Self Custody Meaning
Imagine holding the reins to your digital wealth—this is the essence of self custody. You take full control and responsibility for your digital assets, sidestepping the need for third-party services. It’s a fundamental shift from traditional financial reliance on banks to a more autonomous approach.
Understanding Self Custody in Crypto
Web3, the next internet iteration, champions decentralization. It empowers you to own your digital assets outright. No middlemen, no extra hands—just you and your assets. Self custody is the embodiment of this principle, offering a way to be your own bank through non-custodial wallets.
- Custodial vs. Non-Custodial: While custodial services resemble banks, non-custodial wallets put you in the driver’s seat of asset security.
- Private Keys, Your Digital Safe: Safeguarding your private keys in a non-custodial wallet is akin to locking gold in your vault. It’s secure, as long as you hold the keys.

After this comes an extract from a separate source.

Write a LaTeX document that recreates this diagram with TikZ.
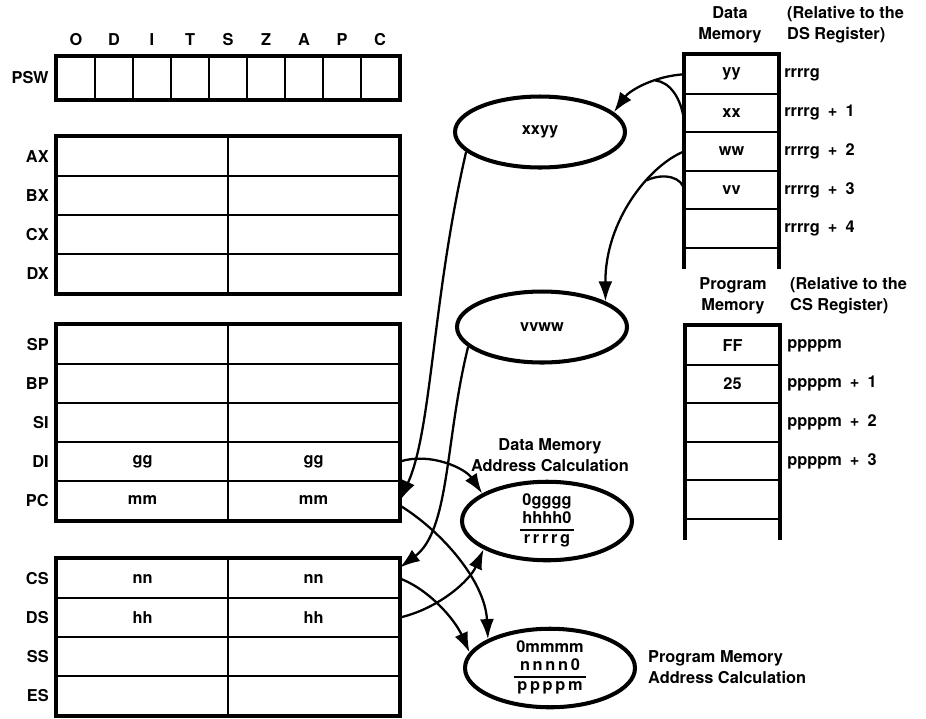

The Trust Factor in Asset Custody
Historically, we’ve trusted banks and governments with our assets. In Web3, using centralized exchanges means handing over your private keys. Trust is mandatory. Self custody, however, cuts out the middleman. You manage your assets, you maintain security—it’s all on you.
What is a Self-Custody Wallet?
A self-custody wallet is your decentralized safe for cryptocurrencies. It doesn’t store your assets per se but holds the keys to access them on the blockchain. It’s like a debit card to your funds—your assets lie within the blockchain, and the wallet is your access point.
- Hot and Cold Wallets: ‘Hot wallets’ are digital and internet-connected, while ‘cold wallets’ are physical devices keeping your keys offline. Both serve the purpose of self custody, with cold wallets like the Ledger nano offering an extra layer of security.